I just wanted to check back in here and let y'all know that we've done some work on Workflows to merge the behavior between Run and Preview! Hopefully the behaviors should be more aligned now Please do let me know if you have any feedback!
Upvoting the general theme here: observability in workflows is non-existent. In the spirit of implementing my own log (because workflow logging does not capture my console.log statements) .... I thought I would add this bit of data to my log lines:
Makes sense right? If workflows have an ID I should capture it so there is at least a possibility of correlating my log back to the workflow log. YaY! Where did I get this idea? Right there in the workflow logs. The very first two lines:
[Tue July 11th 2023 13:55:03.867 pm] Starting run for workflow: 17b54976-59f2-484f-849d-969cd9407fab
[Tue July 11th 2023 13:55:03.867 pm] Workflow Run Id: 7c502940-b924-4d9f-a247-ff35414478d7
Oh but wait!
17b54976-59f2-484f-849d-969cd9407fab is the ID of the workflow itself. I need the ID for the distinct run I'm logging. No problem...it's right there:
Workflow Run Id: 7c502940-b924-4d9f-a247-ff35414478d7
The "Run Id". Excellent! Except for one detail. It's not in the context:
Where is it? It's not hiding inside things like "lastRun" which has timestamp stuff. It's not in currentRun.
This reminds me of the context object in apps which given this information:
Makes "production" available at runtime but not the thing you really need....the actual version tag.

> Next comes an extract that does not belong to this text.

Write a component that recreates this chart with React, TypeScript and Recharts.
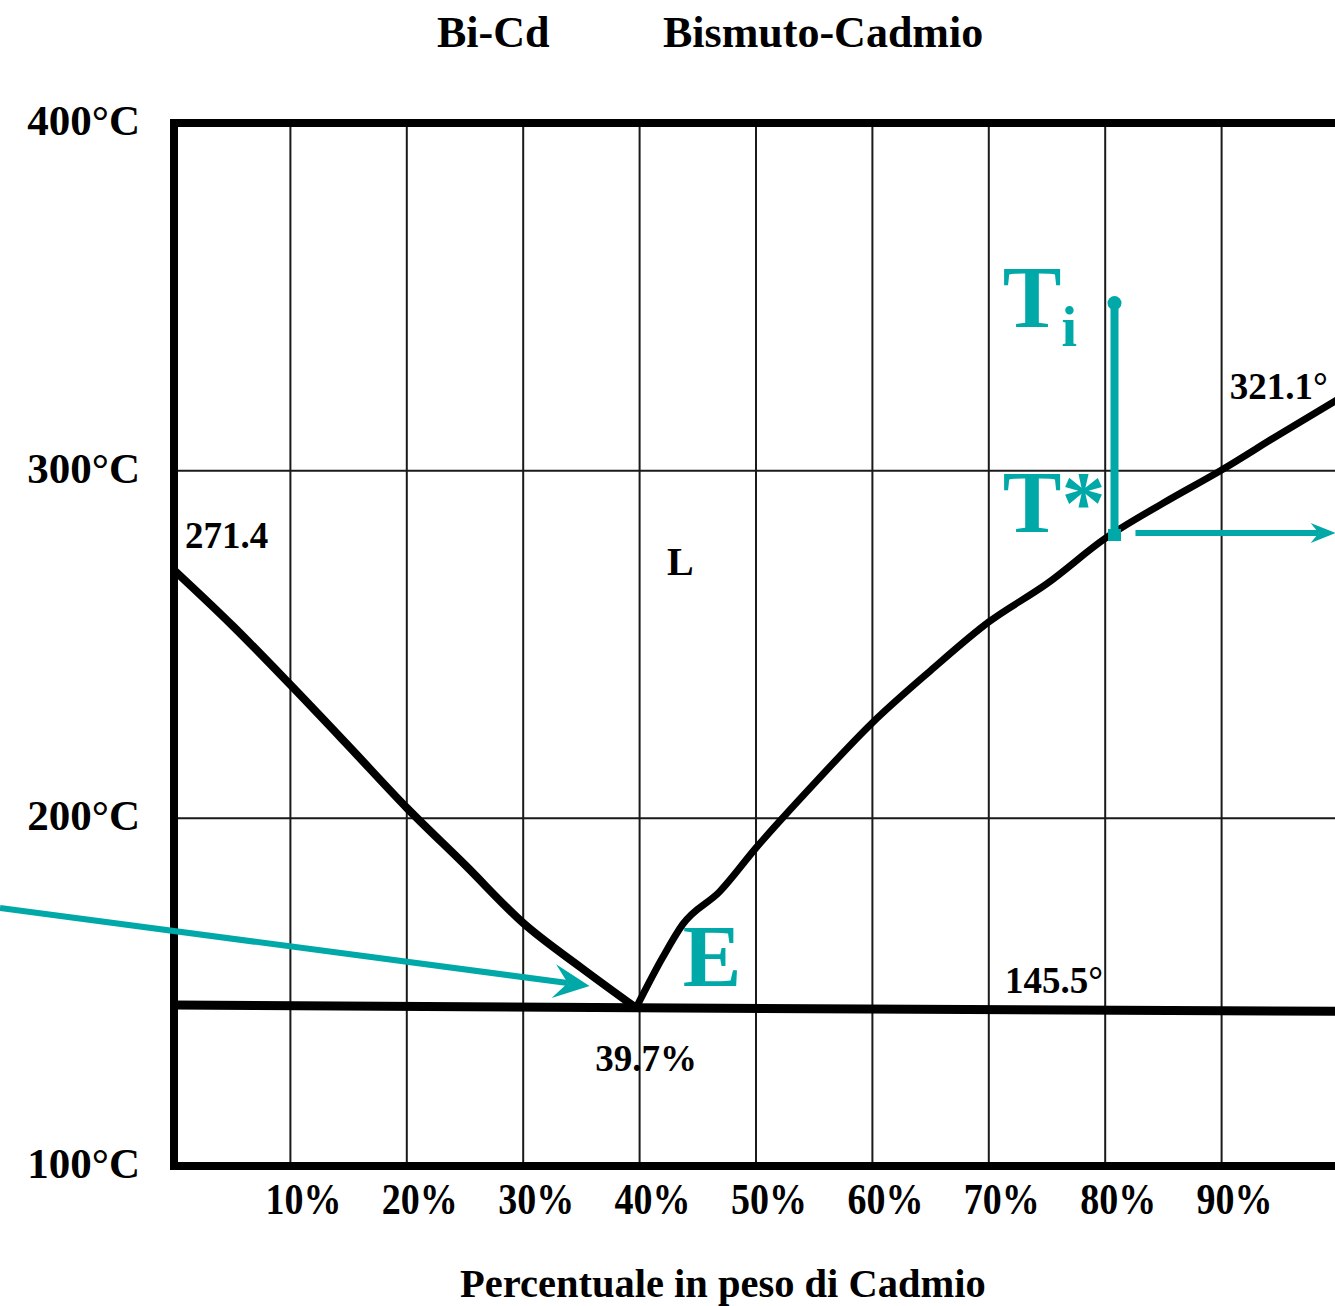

@Tess @victoria Pro Tip: Make observability a priority and a ton of technical support load will disappear, because developers will be able to find problems themselves. Anything you do to enhance observability will produce windfall ROI. Furthermore, if the software is horrible and buggy (I don't recommend it), observability is even more important. Developers will be able to help find bugs faster and their reports will be more meaningful and valuable to you.
Wow that was quick. I notice a huge improvement in the workflow logs today. They include console log statements from within the workflow code! YaY! An epic improvement! Thank-you.